Public Health Innnovation Conference focuses to attract, reviewing, and publishing high-quality original research that contributes to advancing public health science and using it as an important means to improve health quality worldwide.

This journal is committed to tackling the most pressing issues across all aspects of public health in rural areas of emerging and developing countries. We have a strong commitment to publishing original research articles that explore the topic from a broad array of academic disciplines, methodologies, and public health perspectives.

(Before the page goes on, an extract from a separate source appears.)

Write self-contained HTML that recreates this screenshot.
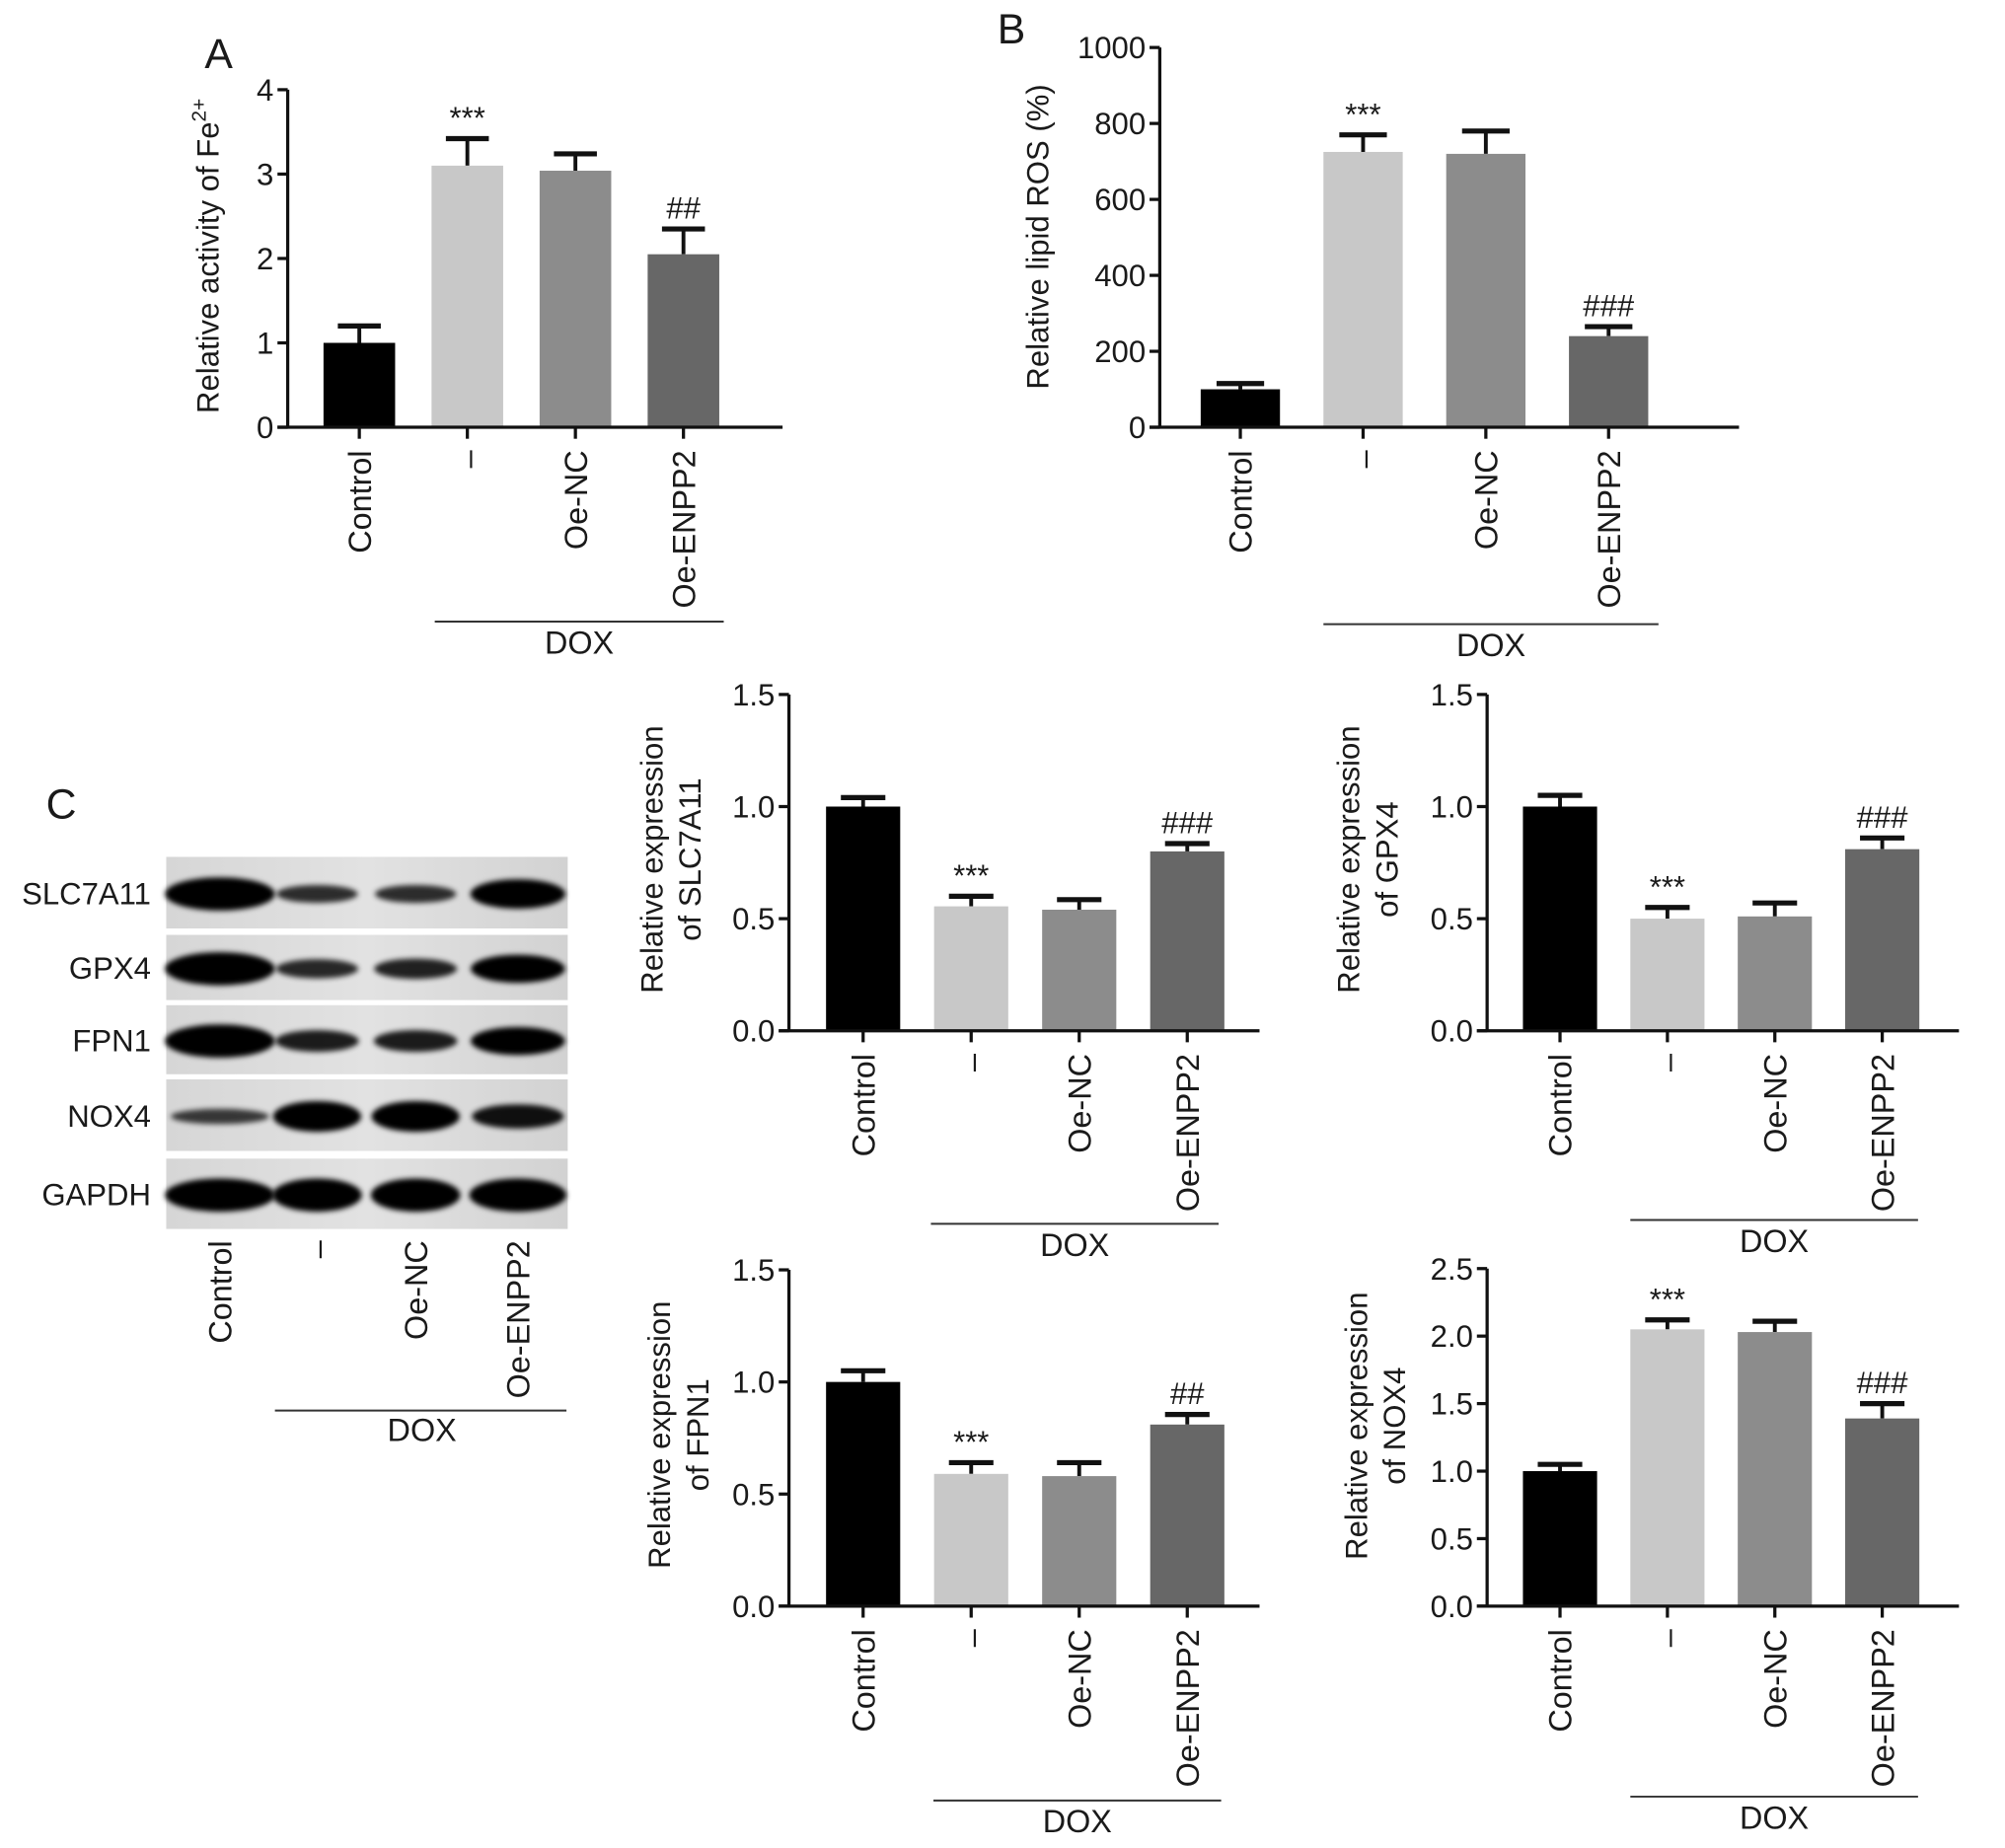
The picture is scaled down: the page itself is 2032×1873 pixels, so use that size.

Public Health Innovation Conference receives manuscript encompassing a broad range of research scope in public health sciences such as:

  • Epidemiology research. This includes observation, surveillance, hypothesis‐testing analytic research methods, and experiments. Distribution refers to analysis according to the time, place, and classes of persons affected. Determinants are the physical, biological, social, cultural, and behavioral factors influencing health. Furthermore, health‐related states or events include diseases and injuries, causes of death, behavior such as the use of tobacco, reactions to preventive or therapeutic regimens, as well as provision and use of health services.
  • Public health nutrition. Subject areas include vitamins and minerals, dietary recommendation, obesity, and weight control, appetite, food intake, nutritional status, nutritional neurosciences, eating disorders, nutritional toxicities, immunology, food and nutrition policies and programs, overnutrition, malnutrition, macronutrients, micronutrients, prenatal nutrition, and antioxidants.
  • Health promotion and behavior. The core service elements related to health promotion are prevention of disease, injury, and illness, health education, anticipatory guidance, and parenting skill development, support that builds confidence, and is reassuring for mothers, fathers, and carers, as well as community capacity building.
  • Environmental health. Encompasses air quality, biosafety, disaster preparedness and response, climate change and its effects on health, and food safety, including in agriculture, transportation, food processing, wholesale and retail distribution, and sale, health housing, liquid waste disposal, such as city wastewater treatment plants and on-site wastewater disposals systems, namely septic tank systems and chemical toilets, medical waste management and disposal, safe drinking water, solid waste management, toxic chemical exposure whether in consumer products, housing, workplaces, air, water or soil, Vector control, including the control of mosquitoes, rodents, flies, cockroaches, and other animals that may transmit pathogens.
  • Health administration and policy. Subject areas include health service effectiveness, management, and re-design, evaluation of public health programs or interventions, public health governance and quality, audit of medical and other healthcare services, public health law and ethics, public health policy and comparisons, capacity in public health systems, implementation laws, and regulations that secure public health and safety, as well as community/organizational health issues.
  • Occupational health and safety. The key elements include protecting the safety of employees, contractors, students, and visitors, accidents and occupational hazards; regulations and standards of occupational safety, noise pollution control, industrial hygiene, radiological health, and nutrition worker, protection from illness resulting from the materials, processes, or procedures used in the workplace, hazardous materials management.